UpRight Isn’t

Posted by NCBRC - January 26, 2023

Although the complaint against him alleged violations of the Bankruptcy Code and he was ultimately sanctioned for ethical violations under Virginia Rules of Professional Conduct, a lawyer with UpRight was given due process in his sanctions hearing where the complaint specified the alleged misconduct and he was afforded the opportunity to prepare and present a defense. U.S. Trustee v. Delafield, No. 21-1632 (4th Cir. Jan. 11, 2023).

This case arose out of an adversary complaint filed by the U.S. Trustee against UpRight, a legal services company with offices and “partners” throughout the country; Delafield, an UpRight partner; and Sperro, LLC, a repossession company. The Williamses were bankruptcy clients of Delafield who were subjected to the practices challenged by the Trustee.

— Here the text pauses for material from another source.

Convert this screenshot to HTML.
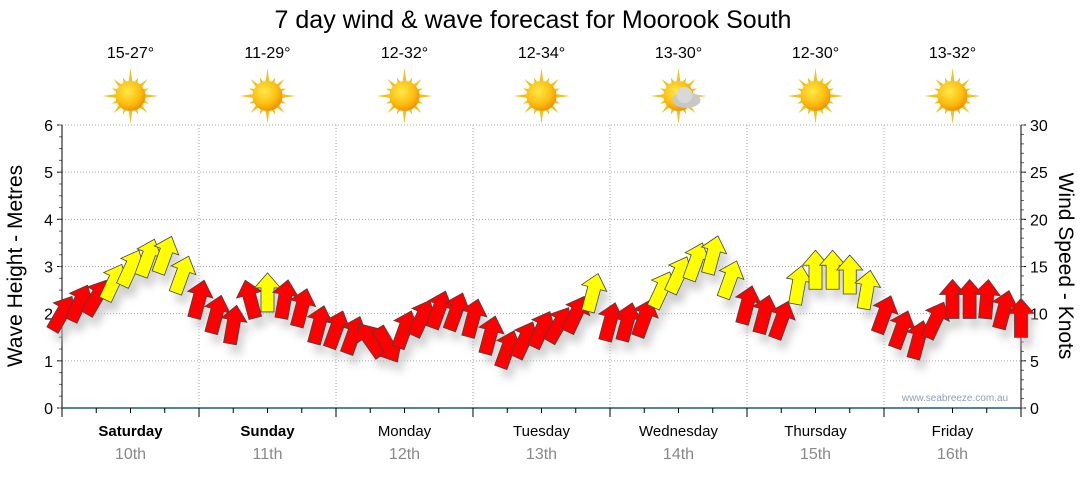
<!DOCTYPE html>
<html><head><meta charset="utf-8">
<style>
body{margin:0;background:#fff;}
svg text{font-family:"Liberation Sans","DejaVu Sans",sans-serif;}
</style></head>
<body>
<svg id="chart" width="1080" height="475" viewBox="0 0 1080 475" xmlns="http://www.w3.org/2000/svg">
<defs>
<radialGradient id="sunG" cx="0.4" cy="0.35" r="0.7">
<stop offset="0" stop-color="#ffe84a"/><stop offset="0.6" stop-color="#fcbf10"/><stop offset="1" stop-color="#f08a00"/>
</radialGradient>
<filter id="sh" x="-50%" y="-50%" width="200%" height="200%"><feGaussianBlur stdDeviation="4"/></filter>
</defs>
<text x="533" y="28" font-size="25" text-anchor="middle" fill="#000">7 day wind &amp; wave forecast for Moorook South</text>
<g id="grid"></g>
<g id="axes"></g>
<g id="shadows"></g>
<g id="arrows"></g>
<g id="days"></g>
<text x="955" y="401" font-size="10" fill="#8fa0b8" text-anchor="middle">www.seabreeze.com.au</text>
<text transform="translate(22,266) rotate(-90)" font-size="21" text-anchor="middle">Wave Height - Metres</text>
<text transform="translate(1059,266) rotate(90)" font-size="21" text-anchor="middle">Wind Speed - Knots</text>
</svg>
<script>
const dayNames=["Saturday","Sunday","Monday","Tuesday","Wednesday","Thursday","Friday"];
const dayDates=["10th","11th","12th","13th","14th","15th","16th"];
const temps=["15-27°","11-29°","12-32°","12-34°","13-30°","12-30°","13-32°"];
const waveTicks=[0,1,2,3,4,5,6];
const windTicks=[0,5,10,15,20,25,30];
const windSpeed=[10,11.1,11.7,13.3,14.8,15.9,16.2,14.1,11.5,9.9,8.8,11.5,12.2,11.5,10.6,8.8,8.3,7.7,7.2,6.7,8.3,9.5,10.4,10.2,9.5,7.7,6.2,7.2,8.3,8.8,9.9,12.2,9.1,9.1,9.5,12.5,14.1,15.5,16.2,13.6,10.9,9.9,9.3,13,14.6,14.6,14.1,12.5,9.9,8.3,7.2,9.3,11.5,11.5,11.5,10.4,9.5];
const windDir=[30,25,30,25,25,20,20,20,15,15,10,-15,0,10,15,15,20,20,-35,150,20,25,20,20,15,15,20,25,25,30,25,15,15,15,20,25,25,20,15,20,15,15,20,10,0,0,0,10,20,20,15,25,0,0,5,15,0];
const X0=62,X1=1021,Y0=408,Y1=125;
const xH=h=>X0+(X1-X0)*h/168;
const yW=m=>Y0-(Y0-Y1)*m/6;
const yK=k=>Y0-(Y0-Y1)*k/30;
const NS="http://www.w3.org/2000/svg";
function mk(tag,attrs,parent){const e=document.createElementNS(NS,tag);for(const k in attrs)e.setAttribute(k,attrs[k]);parent.appendChild(e);return e;}
const grid=document.getElementById('grid'),axes=document.getElementById('axes');
waveTicks.forEach((t,i)=>{
 if(t>0){const g=mk('line',{x1:X0,x2:X1,y1:yW(t),y2:yW(t),stroke:'#aaa','stroke-dasharray':'1,2'},grid);
 
 }
 const l=mk('text',{x:X0-9,y:yW(t)+6,'font-size':16,'text-anchor':'end'},axes);l.textContent=t;
 
 
 mk('line',{x1:X0-5,x2:X0,y1:yW(t),y2:yW(t),stroke:'#000'},axes);
});
windTicks.forEach(t=>{
 const l=mk('text',{x:X1+9,y:yK(t)+6,'font-size':16},axes);l.textContent=t;
 
 
 mk('line',{x1:X1,x2:X1+5,y1:yK(t),y2:yK(t),stroke:'#000'},axes);
});
for(let k=0;k<=30;k++){mk('line',{x1:X1,x2:X1+3,y1:yK(k),y2:yK(k),stroke:'#666'},axes);}
for(let m=0;m<=24;m++){mk('line',{x1:X0-3,x2:X0,y1:yW(m/4),y2:yW(m/4),stroke:'#666'},axes);}
mk('line',{x1:X0,x2:X0,y1:Y1,y2:Y0,stroke:'#000'},axes);
mk('line',{x1:X1,x2:X1,y1:Y1,y2:Y0,stroke:'#000'},axes);
mk('line',{x1:X0,x2:X1,y1:Y0,y2:Y0,stroke:'#1a5a8a','stroke-width':1.5},axes);
for(let h=0;h<=168;h+=6){const maj=h%24==0;mk('line',{x1:xH(h),x2:xH(h),y1:Y0,y2:Y0+(maj?9:5),stroke:'#000'},axes);
 if(maj&&h>0&&h<168){const g=mk('line',{x1:xH(h),x2:xH(h),y1:Y1,y2:Y0,stroke:'#aaa','stroke-dasharray':'1,2'},grid);
 
 }}
const days=document.getElementById('days');
dayNames.forEach((d,i)=>{
 const cx=xH(i*24+12);
 const t=mk('text',{x:cx,y:436,'font-size':15,'text-anchor':'middle','font-weight':i<2?'bold':'normal'},days);t.textContent=d;
 
 
 const t2=mk('text',{x:cx,y:459,'font-size':16,'text-anchor':'middle',fill:'#888'},days);t2.textContent=dayDates[i];
 
 
 const t3=mk('text',{x:cx,y:58,'font-size':16,'text-anchor':'middle'},days);t3.textContent=temps[i];
 
 
 const g=mk('g',{transform:`translate(${cx},96)`},days);
 
 
 for(let a=0;a<16;a++){const r=a%4==0?28:(a%2?20:24);const ang=a*Math.PI/8;
  const p1=[Math.cos(ang)*r,Math.sin(ang)*r],pa=[Math.cos(ang+0.16)*13,Math.sin(ang+0.16)*13],pb=[Math.cos(ang-0.16)*13,Math.sin(ang-0.16)*13];
  mk('polygon',{points:`${p1}  ${pa} ${pb}`,fill:'#f4c020'},g);}
 mk('circle',{r:15,fill:'url(#sunG)'},g);
 if(i==4){mk('ellipse',{cx:8,cy:4,rx:14,ry:8,fill:'#c8c8c8'},g);mk('circle',{cx:6,cy:-1,r:8,fill:'#d8d8d8'},g);}
});
const arrows=document.getElementById('arrows'),shadows=document.getElementById('shadows');
const shape="0,-20 13,-5 6.5,-5 6.5,19 -6.5,19 -6.5,-5 -13,-5";
windSpeed.forEach((v,i)=>{
 const x=xH(i*3),y=yK(v);
 mk('polygon',{points:shape,fill:'#bbb',filter:'url(#sh)',opacity:0.6,transform:`translate(${x+5},${y+10}) rotate(${windDir[i]})`},shadows);
 const a=mk('polygon',{points:shape,fill:v>=12?'#ffff00':'#ff0000',stroke:'#444','stroke-width':0.8,transform:`translate(${x},${y}) rotate(${windDir[i]})`},arrows);
 
 
});
</script>
</body></html>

The complaint alleged that UpRight created a New Car Custody Program (NCCP) which was ostensibly to help UpRight’s bankruptcy clients who had to surrender their cars, but which, in fact, benefitted Sperro and UpRight. UpRight funneled clients to Sperro and Sperro, for no legitimate reason, towed the client’s cars to states where towing and mechanic’s liens took priority over first liens. Sperro earned income either by collecting excessive fees or by selling vehicles that the owners determined were not worth paying the fees for. UpRight benefitted by a deal with Sperro under which Sperro paid the client’s attorney and filing fees. The court summed it up thus: “So UpRight’s fees were paid by a company that fraudulently generated towing charges and paid them by forcing the sale of cars at the expense of the lenders who held the first liens.” With respect to Delafield, the complaint alleged that his participation in the NCCP was unethical and illegal.

At trial, the Trustee pointed to other unethical practices of UpRight and its partners involving strong-arming potential clients into entering into agreements precipitously. In this case, the evidence showed that, during the pendency of the adversary proceeding, Delafield attempted to strong-arm the Williamses into signing a conflict of interest waiver.

The bankruptcy court was unpersuaded by Delafield’s claims of ignorance. It found he was aware of the NCCP and UpRight’s unethical practices even if he did not actively create or participate in them. The court found other conduct of Delafield’s sanctionable as well, including filing an amendment to the Williamses’ petition without their signature or permission, and acting inappropriately in attempting to get them to sign a conflict of interest waiver.

The bankruptcy court found Delafield violated Virginia Rules of Professional Conduct 5.1 and 5.3. J.A. 723–24. It ordered Delafield to pay $5,000 in sanctions and suspended his license for one year. The district court affirmed.

Delafield appealed to the Fourth Circuit arguing that he was deprived of Due Process because he was not given advance notice of sanctions hearing and the hearing itself was “incomplete.” Specifically, he argued that he was sanctioned under Virginia Rules of Professional Conduct even though the complaint did not cite those Rules, and the complaint was otherwise “scattershot” and did not include specific allegations concerning the conflict of interest waiver.

The circuit court began its analysis with Nell v. United States, 450 F.2d 1090 (4th Cir. 1971). In that case, alawyer who was suspended from practice had not been provided due process where the allegations against him and the purpose of the sanctions hearing were vague. More importantly, though, the attorney had not been told that he was in danger of suspension or disbarment. Nell established a lawyer’s right to notice and an opportunity to provide a defense.

Unlike in Nell, though, Delafield was provided both. Here, the complaint included detailed allegation of misconduct, and specific provisions of the Code he was alleged to have violated. The complaint also made clear that Delafield was threatened with monetary sanctions and disbarment. Though the complaint did not point to the Virginia Rules he was ultimately found to have violated, Delafield had all the necessary notice of the conduct under scrutiny and had ample opportunity to prepare and present a defense.

With respect to Delafield’s argument that he should not have been sanctioned for his conduct surrounding the conflict of interest waivers because that conduct took place after the complaint was filed, the court disagreed. It found that conduct related to Delafield’s efforts to conceal information about the NCCP.

Judge King wrote a concurrence to congratulate the majority for reinvigorating the 1971 Nell decision.